A 2013 report by Koster's office found that Ferguson police stopped and arrested black drivers nearly twice as frequently as white motorists but were also less likely to find contraband among black drivers.
The amnesty program in the city of St. Louis allows defendants who face arrest for failing to appear in municipal court to reschedule those hearings without penalty. But it has attracted fewer than 4,000 participants out of 75,000 who are eligible, despite an aggressive outreach campaign.
"It's a matter of trust," said the Rev. Starsky Wilson, co-chairman of the state's Ferguson Commission, on the low amnesty participation rates. "It's something that has to be rebuilt over time."
The story is similar in St. Louis County, where just a few hundred people have opted for an amnesty program that requires a $100 payment to wipe out traffic-court arrest warrants. Both efforts continue through the end of the year.
In Ferguson, the city no longer issues failure-to-appear warrants and is dismissing the charge in pending cases. Elected officials in September voted to cap municipal court revenues at 15 percent of the city's total revenue. They also eliminated a fee for towing cars and forgave warrants for nearly 600 defendants.
Municipal courts in St. Louis and St. Louis County collected nearly half of the $132 million in fines and fees paid statewide, despite the area being home to fewer than 1 in 4 Missourians, according to an October study by the nonprofit group Better Together.
More than $45 million — or 34 percent — of that amount came from the county's municipal courts, even though their combined population represents just 11 percent of the statewide total.
Fourteen of those cities — including Vinita Terrace, population 277, and Bellerive, population 188 — depend on traffic-court fees and fines as their largest source of revenue, eclipsing sales and property taxes. Each lies in the predominantly black inner suburbs known as North County.
In Calverton Park, a seven-officer police force helped generate $484,000 in fines in the 2013-2014 fiscal year. That's almost 65 percent of the annual revenue for a city with fewer than 1,300 residents, some 40 percent of whom are black.
Without revenue from fines and fees, the communities could not afford to operate, the study concluded. "The municipal courts in many areas of St Louis have lost the faith of their communities," it said.
Among the recommended changes to Missouri's municipal courts is a rule that would limit them to providing 10 percent of the revenue for local government, compared with the current limit of 30 percent — a threshold that is rarely enforced. The Missouri Municipal League says such a limit would bankrupt many of its smaller members.

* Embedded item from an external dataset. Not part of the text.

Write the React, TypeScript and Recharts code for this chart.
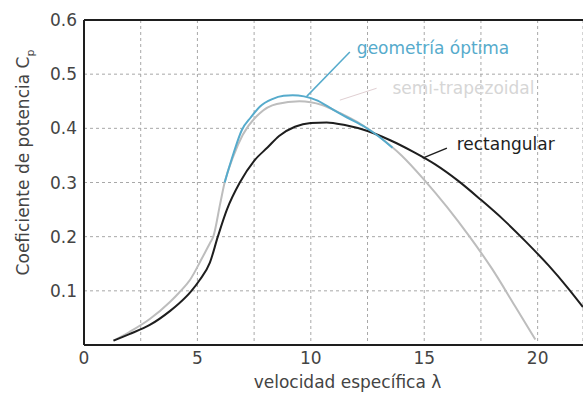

Vestiges of a court system unaccustomed to outside scrutiny persist.
On Monday, court officials and St. Louis marshals ordered an Associated Press reporter to leave the municipal courthouse during an open court docket, despite state laws that generally allow for public access to legal proceedings with limited exceptions.
Maggie Crane, a spokeswoman for the St. Louis mayor, later said the exclusion was a mistake.